The Journalists Who Couldn’t Get Through

Here’s something that should trouble everyone: after the strike, journalists tried to reach the scene. They wanted to see what had been hit, to document the damage, to speak with witnesses, to verify the competing claims.

Hamas fighters in the area stopped them.

Ambulances were allowed through. The wounded and the dead were evacuated. But the reporters—the people whose job is to tell the rest of the world what actually happened—were kept away.

Maybe Hamas had security concerns. Maybe they were worried about Israeli surveillance. Maybe they simply didn’t want cameras documenting whatever was at that site.

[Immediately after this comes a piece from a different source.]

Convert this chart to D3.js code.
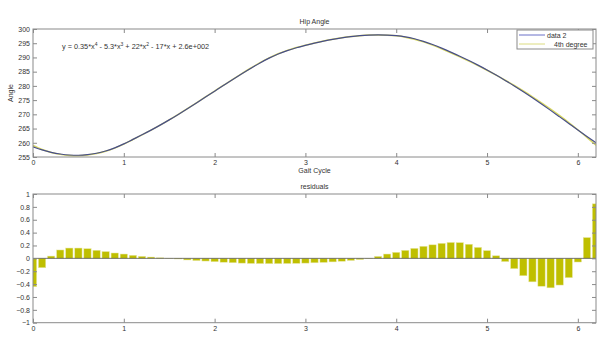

But when journalists can’t access the scene of an airstrike that killed thirteen people, it becomes nearly impossible to know the full truth. All we’re left with are official statements from parties with obvious reasons to shape the narrative in their favor.

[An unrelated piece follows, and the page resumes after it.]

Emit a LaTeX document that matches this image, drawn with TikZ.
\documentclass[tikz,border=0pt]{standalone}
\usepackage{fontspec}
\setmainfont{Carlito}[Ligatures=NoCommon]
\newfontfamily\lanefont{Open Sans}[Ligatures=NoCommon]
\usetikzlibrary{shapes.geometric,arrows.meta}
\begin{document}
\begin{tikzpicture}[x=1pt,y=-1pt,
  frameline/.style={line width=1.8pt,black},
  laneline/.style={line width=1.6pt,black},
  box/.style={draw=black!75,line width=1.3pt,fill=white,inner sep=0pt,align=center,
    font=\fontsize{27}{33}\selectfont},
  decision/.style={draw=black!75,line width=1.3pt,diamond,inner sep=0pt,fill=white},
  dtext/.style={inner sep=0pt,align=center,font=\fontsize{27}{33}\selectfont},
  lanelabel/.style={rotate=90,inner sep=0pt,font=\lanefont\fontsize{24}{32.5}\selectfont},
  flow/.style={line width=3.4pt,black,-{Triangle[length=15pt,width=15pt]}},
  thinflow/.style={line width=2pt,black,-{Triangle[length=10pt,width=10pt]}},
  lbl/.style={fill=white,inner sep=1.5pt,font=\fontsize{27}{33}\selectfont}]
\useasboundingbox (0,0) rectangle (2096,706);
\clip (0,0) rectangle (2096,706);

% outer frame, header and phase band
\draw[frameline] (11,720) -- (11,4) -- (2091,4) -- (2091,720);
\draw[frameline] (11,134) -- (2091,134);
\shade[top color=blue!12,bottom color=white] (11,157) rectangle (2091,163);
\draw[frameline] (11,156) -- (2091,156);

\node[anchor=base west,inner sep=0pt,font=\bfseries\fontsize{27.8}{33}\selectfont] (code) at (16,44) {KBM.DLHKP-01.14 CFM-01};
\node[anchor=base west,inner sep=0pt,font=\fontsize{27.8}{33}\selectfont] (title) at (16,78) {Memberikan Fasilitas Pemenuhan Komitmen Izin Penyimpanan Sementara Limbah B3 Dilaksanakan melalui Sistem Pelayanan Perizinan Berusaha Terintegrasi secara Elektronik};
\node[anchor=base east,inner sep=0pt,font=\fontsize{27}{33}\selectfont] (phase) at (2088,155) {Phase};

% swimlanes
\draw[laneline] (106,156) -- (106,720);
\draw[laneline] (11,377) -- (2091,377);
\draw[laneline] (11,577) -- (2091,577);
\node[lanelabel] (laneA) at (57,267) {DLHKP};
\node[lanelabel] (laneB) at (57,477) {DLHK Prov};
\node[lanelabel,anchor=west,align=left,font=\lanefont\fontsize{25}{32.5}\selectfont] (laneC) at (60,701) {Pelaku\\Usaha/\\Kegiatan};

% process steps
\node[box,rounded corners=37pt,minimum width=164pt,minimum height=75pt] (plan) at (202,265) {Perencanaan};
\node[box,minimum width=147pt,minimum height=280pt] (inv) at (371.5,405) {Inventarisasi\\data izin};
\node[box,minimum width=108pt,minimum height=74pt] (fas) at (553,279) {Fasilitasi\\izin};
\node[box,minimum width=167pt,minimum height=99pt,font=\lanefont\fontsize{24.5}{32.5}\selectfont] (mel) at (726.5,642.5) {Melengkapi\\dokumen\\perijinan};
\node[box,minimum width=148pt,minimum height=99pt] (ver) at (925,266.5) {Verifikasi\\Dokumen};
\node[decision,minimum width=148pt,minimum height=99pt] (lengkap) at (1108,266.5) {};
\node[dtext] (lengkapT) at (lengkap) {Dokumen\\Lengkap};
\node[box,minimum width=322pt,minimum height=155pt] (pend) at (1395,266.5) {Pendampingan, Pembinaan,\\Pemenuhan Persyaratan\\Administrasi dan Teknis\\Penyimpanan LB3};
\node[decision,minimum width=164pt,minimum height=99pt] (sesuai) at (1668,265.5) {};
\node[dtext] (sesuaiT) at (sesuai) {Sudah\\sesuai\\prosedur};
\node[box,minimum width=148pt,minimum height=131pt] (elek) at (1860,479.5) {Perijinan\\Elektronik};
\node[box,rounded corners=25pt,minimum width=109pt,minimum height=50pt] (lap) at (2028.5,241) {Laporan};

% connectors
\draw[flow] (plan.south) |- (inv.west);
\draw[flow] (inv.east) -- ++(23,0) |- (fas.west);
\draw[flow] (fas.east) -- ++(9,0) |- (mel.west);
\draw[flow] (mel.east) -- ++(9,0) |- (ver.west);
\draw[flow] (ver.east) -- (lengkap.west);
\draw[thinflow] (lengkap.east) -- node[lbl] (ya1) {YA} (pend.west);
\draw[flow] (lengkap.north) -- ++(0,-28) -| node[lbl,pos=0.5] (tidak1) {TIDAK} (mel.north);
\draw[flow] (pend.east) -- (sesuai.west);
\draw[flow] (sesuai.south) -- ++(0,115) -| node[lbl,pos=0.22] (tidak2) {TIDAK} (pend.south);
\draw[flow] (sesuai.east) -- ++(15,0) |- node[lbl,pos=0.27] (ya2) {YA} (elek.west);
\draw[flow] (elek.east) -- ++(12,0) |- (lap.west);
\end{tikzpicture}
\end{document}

A Pattern That Keeps Repeating

Tuesday’s strike wasn’t an isolated incident. It was the latest chapter in a story that’s been unfolding across Lebanon for the past two years.

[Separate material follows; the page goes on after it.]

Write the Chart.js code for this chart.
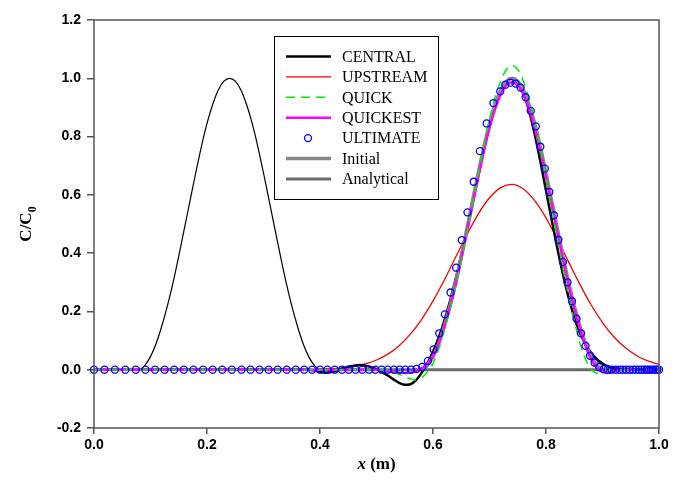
<!DOCTYPE html>
<html>
<head>
<meta charset="utf-8">
<script src="https://cdn.jsdelivr.net/npm/chart.js@4.4.1/dist/chart.umd.min.js"></script>
<style>
    body { margin: 0; background: #fff; }
    canvas { display: block; }
</style>
</head>
<body>
<canvas id="graficoAdveccao" width="684" height="495"></canvas>
<script>
var ticksX = [0, 0.2, 0.4, 0.6, 0.8, 1.0];
var ticksY = [-0.2, 0, 0.2, 0.4, 0.6, 0.8, 1.0, 1.2];

var legendaNomes = ['CENTRAL', 'UPSTREAM', 'QUICK', 'QUICKEST', 'ULTIMATE', 'Initial', 'Analytical'];

var xCentral = [0, 0.38, 0.39, 0.40, 0.41, 0.42, 0.43, 0.44, 0.45, 0.46, 0.47, 0.48, 0.49,
    0.50, 0.51, 0.52, 0.53, 0.54, 0.55, 0.56, 0.57, 0.58, 0.59, 0.60, 0.61, 0.62, 0.63, 0.64,
    0.65, 0.66, 0.67, 0.68, 0.69, 0.70, 0.71, 0.72, 0.73, 0.74, 0.75, 0.76, 0.77, 0.78, 0.79,
    0.80, 0.81, 0.82, 0.83, 0.84, 0.85, 0.86, 0.87, 0.88, 0.89, 0.90, 0.91, 0.92, 0.93, 0.94, 1.0];
var yCentral = [0, 0, -0.003, -0.008, -0.010, -0.008, -0.003, 0.004, 0.010, 0.014, 0.016, 0.014, 0.009,
    0.002, -0.008, -0.020, -0.033, -0.045, -0.052, -0.050, -0.036, -0.010, 0.022, 0.062, 0.110, 0.168, 0.235, 0.310,
    0.392, 0.480, 0.572, 0.665, 0.755, 0.836, 0.905, 0.957, 0.989, 0.998, 0.985, 0.948, 0.888, 0.808, 0.715,
    0.615, 0.515, 0.418, 0.328, 0.248, 0.180, 0.127, 0.087, 0.057, 0.036, 0.021, 0.011, 0.005, 0.002, 0, 0];

var xUpstream = [0, 0.38, 0.40, 0.42, 0.44, 0.46, 0.48, 0.50, 0.52, 0.54, 0.56, 0.58, 0.60, 0.62, 0.64,
    0.66, 0.68, 0.70, 0.72, 0.74, 0.76, 0.78, 0.80, 0.82, 0.84, 0.86, 0.88, 0.90, 0.92, 0.94, 0.96, 0.98, 1.0];
var yUpstream = [0, 0.001, 0.0017, 0.0033, 0.0062, 0.0114, 0.0199, 0.0333, 0.0535, 0.0826, 0.122, 0.173, 0.236, 0.308, 0.386,
    0.463, 0.534, 0.590, 0.625, 0.636, 0.620, 0.580, 0.521, 0.448, 0.370, 0.293, 0.222, 0.162, 0.113, 0.076, 0.049, 0.030, 0.018];

var xQuick = [0, 0.52, 0.53, 0.54, 0.55, 0.56, 0.57, 0.58, 0.59, 0.60, 0.61, 0.62, 0.63, 0.64, 0.65,
    0.66, 0.67, 0.68, 0.69, 0.70, 0.71, 0.72, 0.73, 0.74, 0.75, 0.76, 0.77, 0.78, 0.79, 0.80, 0.81,
    0.82, 0.83, 0.84, 0.85, 0.86, 0.87, 0.88, 0.89, 0.90, 0.91, 0.92, 1.0];
var yQuick = [0, 0, -0.008, -0.016, -0.024, -0.031, -0.035, -0.027, -0.008, 0.022, 0.070, 0.135, 0.205, 0.285, 0.372,
    0.468, 0.568, 0.668, 0.768, 0.858, 0.935, 0.990, 1.030, 1.043, 1.030, 0.990, 0.928, 0.848, 0.757, 0.658, 0.553,
    0.448, 0.348, 0.255, 0.168, 0.092, 0.036, 0.002, -0.012, -0.008, -0.002, 0, 0];

var xQuickest = [0, 0.50, 0.51, 0.52, 0.53, 0.54, 0.55, 0.56, 0.57, 0.58, 0.59, 0.60, 0.61, 0.62, 0.63, 0.64,
    0.65, 0.66, 0.67, 0.68, 0.69, 0.70, 0.71, 0.72, 0.73, 0.74, 0.75, 0.76, 0.77, 0.78, 0.79, 0.80,
    0.81, 0.82, 0.83, 0.84, 0.85, 0.86, 0.87, 0.88, 0.89, 0.90, 0.91, 0.92, 0.93, 1.0];
var yQuickest = [0, 0, -0.002, -0.005, -0.008, -0.010, -0.011, -0.010, -0.005, 0.005, 0.020, 0.045, 0.088, 0.145, 0.213, 0.290,
    0.378, 0.470, 0.565, 0.660, 0.750, 0.830, 0.895, 0.945, 0.977, 0.986, 0.975, 0.945, 0.895, 0.830, 0.750, 0.660,
    0.567, 0.472, 0.378, 0.290, 0.210, 0.140, 0.082, 0.036, 0.006, -0.008, -0.010, -0.005, 0, 0];

var xUltimate = [0, 0.0185, 0.037, 0.0555, 0.074, 0.091, 0.108, 0.125, 0.142, 0.159, 0.176, 0.193, 0.210,
    0.227, 0.244, 0.261, 0.277, 0.293, 0.309, 0.325, 0.341, 0.357, 0.372, 0.386, 0.400, 0.413, 0.426,
    0.439, 0.451, 0.463, 0.475, 0.487, 0.498, 0.509, 0.520, 0.531, 0.541, 0.551, 0.561, 0.571, 0.581,
    0.591, 0.601, 0.611, 0.621, 0.631, 0.641, 0.651, 0.661, 0.672, 0.683, 0.695, 0.707, 0.719, 0.728,
    0.737, 0.746, 0.755, 0.764, 0.773, 0.782, 0.790, 0.798, 0.806, 0.814, 0.822, 0.830, 0.838, 0.846,
    0.854, 0.862, 0.870, 0.878, 0.886, 0.894, 0.902, 0.909, 0.916, 0.923, 0.930, 0.936, 0.942, 0.948,
    0.954, 0.959, 0.964, 0.969, 0.974, 0.978, 0.982, 0.986, 0.990, 0.994, 0.997, 1.000];
var yUltimate = [0, 0, 0, 0, 0, 0, 0, 0, 0, 0, 0, 0, 0,
    0, 0, 0, 0, 0, 0, 0, 0, 0, 0, 0, 0, 0, 0,
    0, 0, 0, 0, 0, 0, 0, 0, 0, 0, 0, 0, 0.003, 0.010,
    0.030, 0.070, 0.125, 0.190, 0.265, 0.350, 0.445, 0.540, 0.645, 0.750, 0.845, 0.915, 0.955, 0.978,
    0.985, 0.982, 0.968, 0.935, 0.888, 0.835, 0.765, 0.690, 0.610, 0.530, 0.446, 0.370, 0.300, 0.235,
    0.175, 0.125, 0.082, 0.048, 0.024, 0.009, 0.002, 0, 0, 0, 0, 0, 0, 0,
    0, 0, 0, 0, 0, 0, 0, 0, 0, 0, 0, 0];

var xInitial = [0.58, 0.59, 0.60, 0.61, 0.62, 0.63, 0.64, 0.65, 0.66, 0.67, 0.68, 0.69, 0.70, 0.71, 0.72, 0.73,
    0.74, 0.75, 0.76, 0.77, 0.78, 0.79, 0.80, 0.81, 0.82, 0.83, 0.84, 0.85, 0.86, 0.87, 0.88, 0.89, 0.90];
var yInitial = [0, 0.015, 0.045, 0.090, 0.150, 0.220, 0.300, 0.390, 0.485, 0.580, 0.675, 0.765, 0.845, 0.910, 0.960, 0.990,
    1.0, 0.990, 0.960, 0.910, 0.845, 0.765, 0.675, 0.580, 0.485, 0.390, 0.300, 0.220, 0.150, 0.090, 0.045, 0.015, 0];

var xAnalytical = [0.40, 1.0];
var yAnalytical = [0, 0];

var xPulso = [0, 0.08, 0.09, 0.10, 0.11, 0.12, 0.13, 0.14, 0.15, 0.16, 0.17, 0.18, 0.19, 0.20, 0.21, 0.22, 0.23,
    0.24, 0.25, 0.26, 0.27, 0.28, 0.29, 0.30, 0.31, 0.32, 0.33, 0.34, 0.35, 0.36, 0.37, 0.38, 0.39, 0.40];
var yPulso = [0, 0, 0.015, 0.045, 0.090, 0.150, 0.220, 0.300, 0.390, 0.485, 0.580, 0.675, 0.765, 0.845, 0.910, 0.960, 0.990,
    1.0, 0.990, 0.960, 0.910, 0.845, 0.765, 0.675, 0.580, 0.485, 0.390, 0.300, 0.220, 0.150, 0.090, 0.045, 0.015, 0];

function pares(xs, ys) {
    return xs.map(function (x, i) {
        return { x: x, y: ys[i] };
    });
}

function linha(label, xs, ys, cor, largura, ordem, tracejado) {
    return {
        label: label,
        data: pares(xs, ys),
        showLine: true,
        borderColor: cor,
        backgroundColor: cor,
        borderWidth: largura,
        borderDash: tracejado || [],
        pointRadius: 0,
        cubicInterpolationMode: 'monotone',
        order: ordem
    };
}

var moldura = {
    id: 'moldura',
    afterDraw: function (chart) {
        var a = chart.chartArea;
        var ctx = chart.ctx;
        ctx.save();
        ctx.strokeStyle = '#555';
        ctx.lineWidth = 1.5;
        ctx.strokeRect(a.left, a.top, a.right - a.left, a.bottom - a.top);
        ctx.restore();
    }
};

var legendaInterna = {
    id: 'legendaInterna',
    afterDraw: function (chart) {
        var ctx = chart.ctx;
        ctx.save();
        ctx.fillStyle = '#fff';
        ctx.fillRect(274, 36, 164, 163);
        ctx.strokeStyle = '#000';
        ctx.lineWidth = 1;
        ctx.strokeRect(274.5, 36.5, 164, 163);
        ctx.font = '16px "Liberation Serif", "Times New Roman", serif';
        ctx.textBaseline = 'middle';
        legendaNomes.forEach(function (nome, i) {
            var ds = chart.data.datasets.filter(function (d) { return d.label === nome; })[0];
            var y = 56.5 + i * 20.4;
            ctx.save();
            if (ds.showLine) {
                ctx.strokeStyle = ds.borderColor;
                ctx.lineWidth = ds.borderWidth;
                ctx.setLineDash(ds.borderDash);
                ctx.beginPath();
                ctx.moveTo(286, y);
                ctx.lineTo(331, y);
                ctx.stroke();
            } else {
                ctx.strokeStyle = ds.borderColor;
                ctx.lineWidth = ds.borderWidth;
                ctx.beginPath();
                ctx.arc(308, y, ds.pointRadius, 0, Math.PI * 2);
                ctx.stroke();
            }
            ctx.restore();
            ctx.fillStyle = '#000';
            ctx.fillText(nome, 342, y + 1);
        });
        ctx.restore();
    }
};

var titulosEixos = {
    id: 'titulosEixos',
    afterDraw: function (chart) {
        var ctx = chart.ctx;
        var a = chart.chartArea;
        ctx.save();
        ctx.fillStyle = '#000';
        ctx.textBaseline = 'alphabetic';

        // eixo y: C/C0 com subscrito
        var fonteG = 'bold 17px "Liberation Serif", "Times New Roman", serif';
        var fonteP = 'bold 12px "Liberation Serif", "Times New Roman", serif';
        ctx.font = fonteG;
        var w1 = ctx.measureText('C/C').width;
        ctx.font = fonteP;
        var w2 = ctx.measureText('0').width;
        ctx.translate(31, (a.top + a.bottom) / 2);
        ctx.rotate(-Math.PI / 2);
        ctx.font = fonteG;
        ctx.fillText('C/C', -(w1 + w2) / 2, 0);
        ctx.font = fonteP;
        ctx.fillText('0', -(w1 + w2) / 2 + w1, 5);
        ctx.setTransform(1, 0, 0, 1, 0, 0);

        // eixo x: x (m)
        var fonteI = 'bold italic 17px "Liberation Serif", "Times New Roman", serif';
        ctx.font = fonteI;
        var wx = ctx.measureText('x').width;
        ctx.font = fonteG;
        var wm = ctx.measureText(' (m)').width;
        var x0 = (a.left + a.right) / 2 - (wx + wm) / 2;
        ctx.font = fonteI;
        ctx.fillText('x', x0, 469);
        ctx.font = fonteG;
        ctx.fillText(' (m)', x0 + wx, 469);
        ctx.restore();
    }
};

var fonteTicks = { family: '"Liberation Sans", Arial, sans-serif', size: 14, weight: 'bold' };

var ctx = document.getElementById('graficoAdveccao').getContext('2d');
var grafico = new Chart(ctx, {
    type: 'scatter',
    data: {
        datasets: [
            {
                label: 'ULTIMATE',
                data: pares(xUltimate, yUltimate),
                showLine: false,
                pointStyle: 'circle',
                pointRadius: 3.5,
                borderColor: '#0000ff',
                backgroundColor: 'rgba(0,0,0,0)',
                borderWidth: 1.3,
                clip: false,
                order: 0
            },
            linha('QUICK', xQuick, yQuick, '#00ee00', 1.5, 1, [9, 6]),
            linha('QUICKEST', xQuickest, yQuickest, '#ff00ff', 2.5, 2),
            linha('Initial', xInitial, yInitial, '#888888', 3.5, 3),
            linha('CENTRAL', xCentral, yCentral, '#000000', 2.5, 4),
            linha('UPSTREAM', xUpstream, yUpstream, '#ff0000', 1.3, 5),
            linha('Analytical', xAnalytical, yAnalytical, '#6a6a6a', 3, 6),
            linha('', xPulso, yPulso, '#000000', 1.2, 7)
        ]
    },
    options: {
        responsive: false,
        animation: false,
        events: [],
        layout: { padding: { top: 20, right: 25, left: 0, bottom: 0 } },
        plugins: {
            legend: { display: false },
            tooltip: { enabled: false }
        },
        scales: {
            x: {
                type: 'linear',
                min: 0,
                max: 1,
                afterBuildTicks: function (eixo) {
                    eixo.ticks = ticksX.map(function (v) { return { value: v }; });
                },
                afterFit: function (eixo) { eixo.height = 67; },
                ticks: {
                    font: fonteTicks,
                    color: '#000',
                    padding: 3,
                    maxRotation: 0,
                    callback: function (v) { return v.toFixed(1); }
                },
                grid: { drawOnChartArea: false, tickLength: 6, color: '#555', lineWidth: 1.5 },
                border: { display: false }
            },
            y: {
                type: 'linear',
                min: -0.2,
                max: 1.2,
                afterBuildTicks: function (eixo) {
                    eixo.ticks = ticksY.map(function (v) { return { value: v }; });
                },
                afterFit: function (eixo) { eixo.width = 94; },
                ticks: {
                    font: fonteTicks,
                    color: '#000',
                    padding: 6,
                    callback: function (v) { return v.toFixed(1); }
                },
                grid: { drawOnChartArea: false, tickLength: 7, color: '#555', lineWidth: 1.5 },
                border: { display: false }
            }
        }
    },
    plugins: [moldura, legendaInterna, titulosEixos]
});
</script>
</body>
</html>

Israeli airstrikes have killed scores of officials from Hezbollah, the powerful Lebanese militant group and political party. They’ve also targeted members of Palestinian factions like Hamas. Sometimes these strikes happen in southern Lebanon, near the Israeli border. Sometimes they happen in Beirut, the capital. And sometimes, like Tuesday, they happen in refugee camps.

Israel says these strikes are necessary to protect its security, to prevent attacks before they happen, to eliminate threats wherever they emerge. They point to rockets fired from Lebanon, to tunnels dug under the border, to weapons smuggled and militants trained.

Lebanon’s government, weak and fractured after years of economic crisis and political dysfunction, protests but can do little. The international community issues statements expressing concern. And the strikes continue.

For the people living in places like Ein el-Hilweh, this means existing in a constant state of uncertainty. Any car could be a target. Any building could be hit. Any ordinary day could end in sirens and smoke.

The Ceasefire That Wasn’t

A year ago, Israel and Hezbollah reached a ceasefire after months of fighting. The agreement was supposed to bring stability to Lebanon’s south. For a while, it mostly held. The daily exchanges of fire across the border stopped. People began to hope that maybe, just maybe, they could rebuild their lives.

Tuesday’s airstrike was the deadliest since that ceasefire took effect. It’s a reminder that peace in this region is always conditional, always fragile, always one drone strike away from unraveling.

The ceasefire was between Israel and Hezbollah. But Hamas operates separately. The war in Gaza continues. And as long as that conflict rages, Lebanon—caught between regional rivalries it can barely control—remains vulnerable to spillover violence.

The Thirteen

We don’t know much about the thirteen people who died on Tuesday. Their names haven’t been widely reported. Their stories remain largely untold.

Were they militants preparing an attack, as Israel claims? Were they civilians on a playground, as Hamas insists? Were they something in between—young men drawn into armed groups because they saw no other future in a camp that offered them none?

Their families know. Their friends know. The community in Ein el-Hilweh knows. But for the rest of the world, they’re just a number: thirteen dead in another Middle East airstrike, another tragic headline in a region where tragic headlines have become routine.

That’s perhaps the saddest part of all. Not just the deaths, but how quickly we’ve become numb to them. Another airstrike, another body count, another day in a conflict that seems to have no end.

For the people in Ein el-Hilweh—still living in a camp built for their grandparents’ generation, still waiting for a future that never arrives—Tuesday was a reminder that even when the wars officially end, the violence doesn’t.

The ambulances have left. The dead have been buried. Life in the camp continues, as it always does, in the shadow of drones that could strike at any moment.

And somewhere, perhaps in a military command center or a militant hideout, someone is already planning the next move in a conflict that just keeps repeating itself.


Based on reports from Sidon, Lebanon, November 19, 2025.